About This Stamp
The 10.9-cent Hansom Cab was issued on March 26, 1982, at CHATTAPEX, the Chattanooga (Tennessee) Stamp Club’s 50th anniversary show. The stamp illustrates a Hansom cab, patented by English architect Joseph Hansom in 1834. The Hansom cab now on display in the Smithsonian Institution was manufactured by D.P. Nichols Company of New York, Chicago, and Boston.

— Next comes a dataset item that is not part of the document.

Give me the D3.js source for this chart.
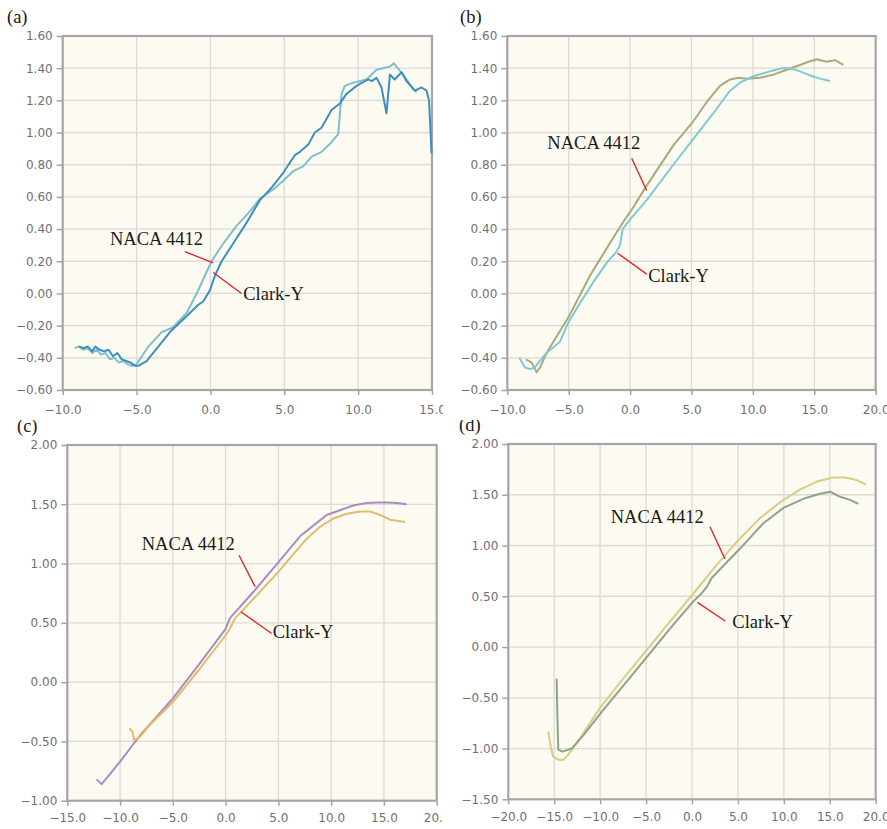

Intended to pay the basic third-class presort rate begun five months earlier, on November 1, 1981, the words “bulk rate” are included in the design. The Bureau of Engraving and Printing printed over 91 million stamps on the Cottrell press with plate numbers at intervals of 24 stamps. The overall tagged version without precancel bars was issued for collectors in coils of 500 using only plate numbers 1 and 2. The untagged version with pre-cancel bars for commercial use appeared in coils of 500 and 3,000. It is found with plate numbers 1, 2, 3, and 4. Plate numbers 3 and 4 are much scarcer than plate numbers 1 and 2. Like the other stamps with pre-cancel bars printed on the Cottrell press, there are gaps between the bars at intervals of 12 stamps.
David K. Stone of Port Washington, New York, designed the stamp. Clarence Holbert of the Bureau of Engraving and Printing modeled the stamp, and Edward P. Archer, also of the Bureau, engraved the vignette. Thomas J. Bakos engraved the lettering.